Since the inequality holds true with $a=b=c=1$ $\Longrightarrow k\le \frac { 2 }{ 3 }$ .

Next, we'll show that $k=\frac { 2 }{ 3 }$ is achievable, hence $\frac { 2 }{ 3 }$ is the maximum value of $k$ .

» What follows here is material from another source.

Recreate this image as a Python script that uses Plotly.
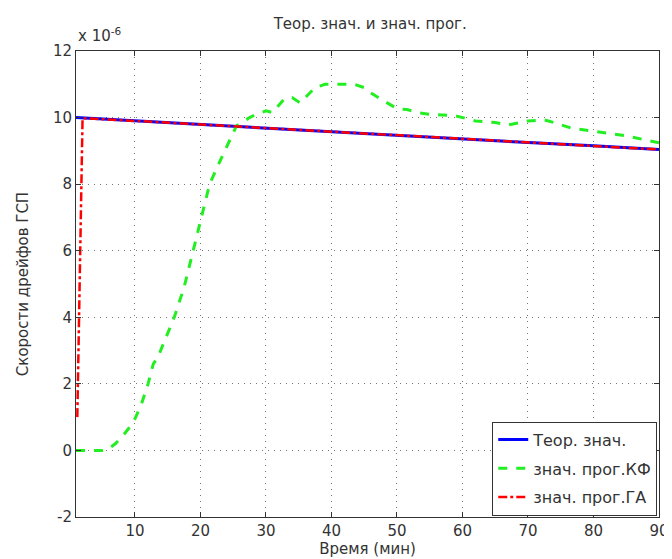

When $k=\frac { 2 }{ 3 }$ , the inequality becomes:

${ a }^{ 4 }+{ b }^{ 4 }+{ c }^{ 4 }+abc\left( a+b+c \right) \ge \frac { 2 }{ 3 } { \left( ab+bc+ca \right) }^{ 2 }\quad (1)$

${ \Longleftrightarrow 3\left( { a }^{ 4 }+{ b }^{ 4 }+{ c }^{ 4 } \right) }\ge 2{ \left( { a }^{ 2 }{ b }^{ 2 }+{ b }^{ 2 }{ c }^{ 2 }+{ c }^{ 2 }{ a }^{ 2 } \right) +abc\left( a+b+c \right) }$

By applying AM-GM inequality,

$\left( { a }^{ 4 }+{ b }^{ 4 } \right) +\left( { b }^{ 4 }+{ c }^{ 4 } \right) +\left( { c }^{ 4 }+{ a }^{ 4 } \right) \ge 2{ a }^{ 2 }{ b }^{ 2 }+2{ b }^{ 2 }{ c }^{ 2 }+2{ c }^{ 2 }{ a }^{ 2 }\\ \Longrightarrow 3\left( { a }^{ 4 }+{ b }^{ 4 }+{ c }^{ 4 } \right) \ge 3\left( { a }^{ 2 }{ b }^{ 2 }+{ b }^{ 2 }{ c }^{ 2 }+{ c }^{ 2 }{ a }^{ 2 } \right) \quad (2)$

On the other hand,

${ a }^{ 2 }{ b }^{ 2 }+{ b }^{ 2 }{ c }^{ 2 }+{ c }^{ 2 }{ a }^{ 2 }-abc\left( a+b+c \right) =\frac { 1 }{ 2 } { \left( ab-bc \right) }^{ 2 }+\frac { 1 }{ 2 } { \left( bc-ca \right) }^{ 2 }+\frac { 1 }{ 2 } { \left( ca-ab \right) }^{ 2 }\ge 0\quad (3)$

From $(2)$ and $(3)$ , $(1)$ is proved.

So ${ k }_{ max }=\boxed { \frac { 2 }{ 3 } } .$